Book Review: “American Flygirl” by Susan Tate Ankeny (@KensingtonBooks @NetGalley)

American Flygirl (Kensington, May 2024) by Susan Tate Ankeny

American Flygirl, by Oregon-based author Susan Tate Ankeny, tells the true story of Hazel Ying Lee (1912-1944), the first Chinese-American woman to fly for the United States military. She was also the first Asian American woman to earn a pilot’s licence and to join the renowned Women Airforce Service Pilots (WASPs).

Lee was trained by the famed aviator Al Greenwood at the Chinese Flying Club of Portland, a flying school founded in 1932 in response to Japan’s invasion of Manchuria. Having gained her pilot’s license that year, Lee went to China with the goal of joining the Chinese Air Force, but was rejected as a woman. She ended up flying for a private airline.

Lee was in Canton (today’s Guangzhou) when it was captured by the Japanese in late 1939. Having returned to America via Hong Kong, she joined the Women’s Flying Training Detachment (WFTD) in 1943, which later became the WASPs. In 1944, she was among the first women pilots to fly “Pursuit” or fighter aircraft for the United States military.

Lee’s story is both informative and inspiring. To serve her country and ancestral land, she broke every common stereotype and challenged every social restriction on the basis of gender and ethnicity. “She experienced a surge of empowerment when flying solo. No one could tell her what to do or how to do it. It didn’t matter whether she was man or woman, white or Asian. She was in control of her fate.”

Furthermore, American Flygirl is a valuable book for readers who are interested in the history of women aviators in America. It is clear that the author is passionate and highly knowledgeable in this regard, including the life stories of Amelia Earhart and Jackie Cochran and especially members of the WASPs.

Indeed, the author’s voice is confident, fluent and distinct, and at times witty and assertive, when writing about this history, demonstrating a broad knowledge of the political and social contexts, as well as the individual achievements, key events, and the numerous aircraft makes and models involved.

In sharp contrast, the author appears to have limited knowledge of modern Chinese history and the history of Chinese diaspora in America. When writing about this history, her observations seem limited and superficial, drawing on archival research and brief, fanciful imagination whose results are used to fill the gaps between what she does know and love.

In fact, the author’s concerns with the plight of Chinese Americans – and Chinese American women in particular – are generic and generalised, lacking depth, and borrowed from secondhand accounts of the lived experiences of early generations of Chinese Americans. It may be suggested that, without the tumultuous events in China in the first half of the 20th century as a setting, it is unlikely that her portrayal of Lee would have been any different if Lee was an American woman of Japanese, Korean, Italian, Spanish or even African background.

In other words, it seems that Lee is the subject of this book more because she was a woman than she was a Chinese American woman.

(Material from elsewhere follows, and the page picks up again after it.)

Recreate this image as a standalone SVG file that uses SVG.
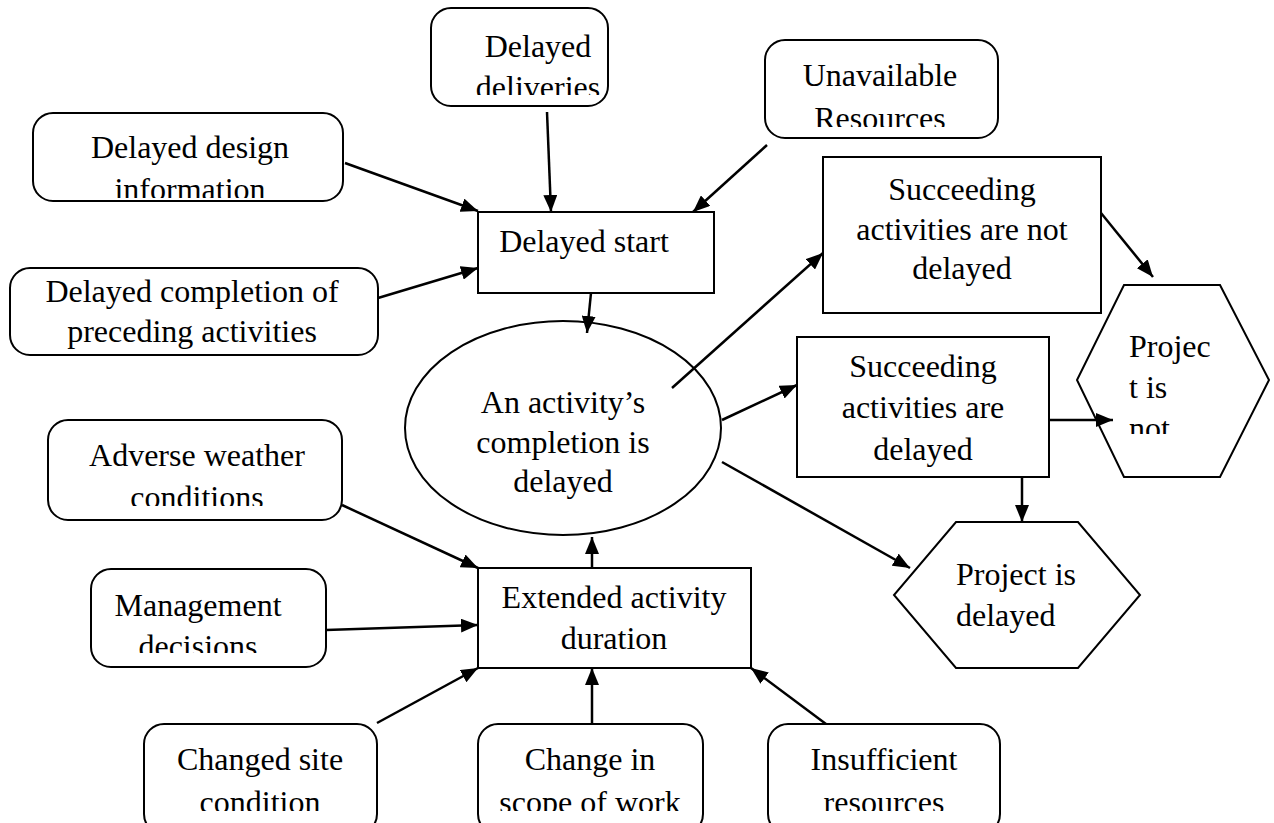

Specifically, the author’s admiration and advocacy for the WASPs and other women aviators is so prominent that perhaps the book should be retitled as “American Flygirls”, as if Lee’s story is just a lead-in to the much greater and grander and certainly more glamorous stories of the WASPs and other women aviators in America.

This may sound harsh, as due credits should be given to the author who has done extensive research and shed considerable light on the involvement of Chinese American pilots both before and throughout China’s war against Japan. The contributions of this small community is worth preserving, a crucial chapter in the history of Chinese diaspora in America, and deserves to be known by a wider audience in both the English-speaking and Chinese-speaking worlds.

It is hoped that this book, together with the archival resources that have inspired its writing, can lead to further research in the history of Chinese Americans by #OwnVoices scholars and authors.

Meanwhile, the book can benefit from further proofreading in order to remove the many typos, grammar and punctuation errors, and awkward sentences. Any experienced editor can amend obvious mistakes such as the description that Hazel’s father immigrated to Portland in 1880 while fleeing China “after fighting broke out between the Nationalists and the Communists”. Another unforgivable mistake is to refer to Chiang Kai-Shek as “General Kai-Shek”.

Other minor issues include the doubtful presence of the Red Cross workers in Canton and the overall South China in 1938, and the lack of citations of many bold statements in the book, such as the reception of Robert McCawley Short in China. It would also be nice to have relevant archival images and other documentation displayed in the book.

Finally, the paragraphs describing Clifford Louie‘s and Arthur Chin‘s careers are overly simplified. In Louie’s case, while it is obvious that some details are taken straight from Wikipedia, it is intriguing that only those of his experiences outside of China are mentioned. Could this be another indicator that the book was written for mainstream American readers, instead of Chinese American readers and even Chinese readers?

Note: This book review is based on an e-ARC of American Flygirl supplied by the book’s publisher via NetGalley.